### EXERCISE DIRECTIONS
Retype exactly what runs from the first line of the data to the line with "(0,0) rectangle (834,540);", keeping both of those lines and skipping pictures.

### COLLECTED DATA
▽
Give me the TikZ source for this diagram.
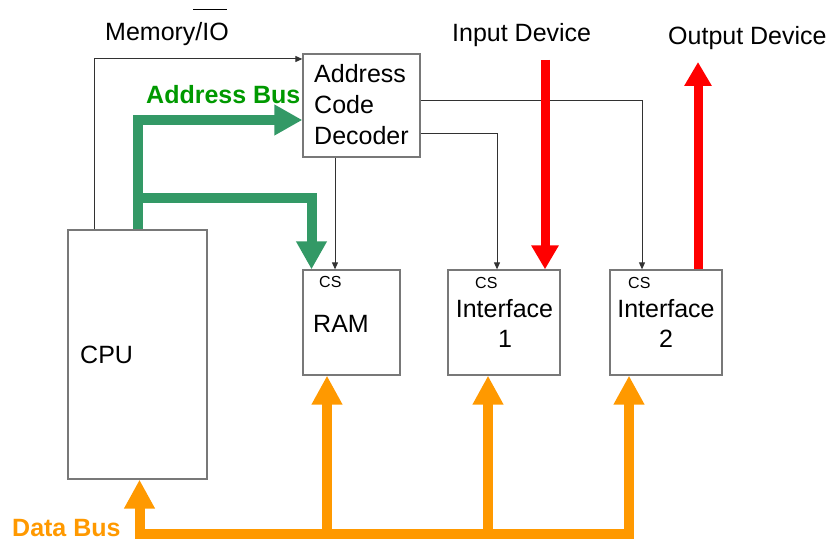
\documentclass[tikz,border=0pt]{standalone}
\usepackage{fontspec}
\setmainfont{Liberation Sans}
\usetikzlibrary{arrows.meta}
\definecolor{gbuscol}{RGB}{51,153,102}
\definecolor{gtext}{RGB}{0,153,0}
\definecolor{redcol}{RGB}{255,0,0}
\definecolor{orcol}{RGB}{255,153,0}
\definecolor{boxgray}{RGB}{120,120,120}
\definecolor{linegray}{RGB}{50,50,50}
\newcommand{\bigfs}{\fontsize{25}{30.5}\selectfont}
\newcommand{\smallfs}{\fontsize{16}{18}\selectfont}
\begin{document}
\begin{tikzpicture}[x=1pt,y=-1pt,
  box/.style={draw=boxgray, line width=1.3pt, fill=white, inner sep=0pt},
  lbl/.style={inner sep=0pt, font=\bigfs},
  cslbl/.style={inner sep=0pt, font=\smallfs},
  thinarrow/.style={draw=linegray, line width=1pt, -{Triangle[length=7pt,width=6pt]}},
  gbus/.style={draw=gbuscol, line width=10pt, -{Triangle[length=28pt,width=29pt]}},
  rbus/.style={draw=redcol, line width=9pt, -{Triangle[length=24pt,width=26pt]}},
  obus/.style={draw=orcol, line width=10pt, -{Triangle[length=29pt,width=29pt]}},
  obusboth/.style={draw=orcol, line width=10pt, {Triangle[length=29pt,width=29pt]}-{Triangle[length=29pt,width=29pt]}}
]
\useasboundingbox (0,0) rectangle (834,540);

% boxes
\node[box, minimum width=139pt, minimum height=249pt] (cpu) at (137.5,354.5) {};
\node[box, minimum width=117pt, minimum height=103pt] (dec) at (361.5,105.5) {};
\node[box, minimum width=97pt, minimum height=105pt] (ram) at (351.5,322.5) {};
\node[box, minimum width=112pt, minimum height=105pt] (if1) at (504,322.5) {};
\node[box, minimum width=112pt, minimum height=105pt] (if2) at (666,322.5) {};

% box texts
\node[lbl, anchor=base west] (cputxt) at (80,363) {CPU};
\node[lbl, anchor=base west] (dect1) at (314,83) {Address};
\node[lbl, anchor=base west] (dect2) at (314,114) {Code};
\node[lbl, anchor=base west] (dect3) at (314,145) {Decoder};
\node[cslbl, anchor=base west] (ramcs) at (319,287) {CS};
\node[lbl, anchor=base west] (ramtxt) at (313,332) {RAM};
\node[cslbl, anchor=base west] (if1cs) at (475,288) {CS};
\node[lbl, anchor=base] (if1txt) at (504.5,317) {Interface};
\node[lbl, anchor=base] (if1num) at (505,347) {1};
\node[cslbl, anchor=base west] (if2cs) at (628,288) {CS};
\node[lbl, anchor=base] (if2txt) at (666,317) {Interface};
\node[lbl, anchor=base] (if2num) at (666,347) {2};

% outside labels
\node[lbl, anchor=base west] (mem) at (105,41) {Memory/IO};
\draw[line width=1pt, black] (193,10) -- (227,10);
\node[lbl, anchor=base west, text=gtext, font=\bigfs\bfseries] (abus) at (146,104) {Address Bus};
\node[lbl, anchor=base west] (indev) at (452,42) {Input Device};
\node[lbl, anchor=base west] (outdev) at (668,45) {Output Device};
\node[lbl, anchor=base west, text=orcol, font=\bigfs\bfseries] (dbus) at (12,536) {Data Bus};

% thin control lines
\coordinate (m1) at (94,59);
\draw[thinarrow] (cpu.north -| m1) -- (m1) -- (dec.west |- m1);
\coordinate (d1) at (642,101);
\draw[thinarrow] (dec.east |- d1) -- (d1) -- (if2.north -| d1);
\coordinate (d2) at (497,134);
\draw[thinarrow] (dec.east |- d2) -- (d2) -- (if1.north -| d2);
\coordinate (d3) at (335,0);
\draw[thinarrow] (dec.south -| d3) -- (ram.north -| d3);

% address bus
\coordinate (g1) at (137.5,120);
\draw[gbus] (cpu.north -| g1) -- (g1) -- (dec.west |- g1);
\coordinate (g2) at (137.5,198);
\coordinate (g3) at (311.5,198);
\draw[gbus] (g2) -- (g3) -- (ram.north -| g3);

% device lines
\coordinate (r1) at (545,60);
\draw[rbus] (r1) -- (if1.north -| r1);
\coordinate (r2) at (698,62);
\draw[rbus] (if2.north -| r2) -- (r2);

% data bus
\coordinate (o1) at (139.5,534);
\coordinate (o4) at (629,534);
\draw[obusboth] (if2.south -| o4) -- (o4) -- (o1) -- (cpu.south -| o1);
\coordinate (o2) at (327,534);
\draw[obus] (o2) -- (ram.south -| o2);
\coordinate (o3) at (488,534);
\draw[obus] (o3) -- (if1.south -| o3);
\end{tikzpicture}
\end{document}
△
### SOLUTION TO THIS EXERCISE
Give me the TikZ source for this diagram.
\documentclass[tikz,border=0pt]{standalone}
\usepackage{fontspec}
\setmainfont{Liberation Sans}
\usetikzlibrary{arrows.meta}
\definecolor{gbuscol}{RGB}{51,153,102}
\definecolor{gtext}{RGB}{0,153,0}
\definecolor{redcol}{RGB}{255,0,0}
\definecolor{orcol}{RGB}{255,153,0}
\definecolor{boxgray}{RGB}{120,120,120}
\definecolor{linegray}{RGB}{50,50,50}
\newcommand{\bigfs}{\fontsize{25}{30.5}\selectfont}
\newcommand{\smallfs}{\fontsize{16}{18}\selectfont}
\begin{document}
\begin{tikzpicture}[x=1pt,y=-1pt,
  box/.style={draw=boxgray, line width=1.3pt, fill=white, inner sep=0pt},
  lbl/.style={inner sep=0pt, font=\bigfs},
  cslbl/.style={inner sep=0pt, font=\smallfs},
  thinarrow/.style={draw=linegray, line width=1pt, -{Triangle[length=7pt,width=6pt]}},
  gbus/.style={draw=gbuscol, line width=10pt, -{Triangle[length=28pt,width=29pt]}},
  rbus/.style={draw=redcol, line width=9pt, -{Triangle[length=24pt,width=26pt]}},
  obus/.style={draw=orcol, line width=10pt, -{Triangle[length=29pt,width=29pt]}},
  obusboth/.style={draw=orcol, line width=10pt, {Triangle[length=29pt,width=29pt]}-{Triangle[length=29pt,width=29pt]}}
]
\useasboundingbox (0,0) rectangle (834,540);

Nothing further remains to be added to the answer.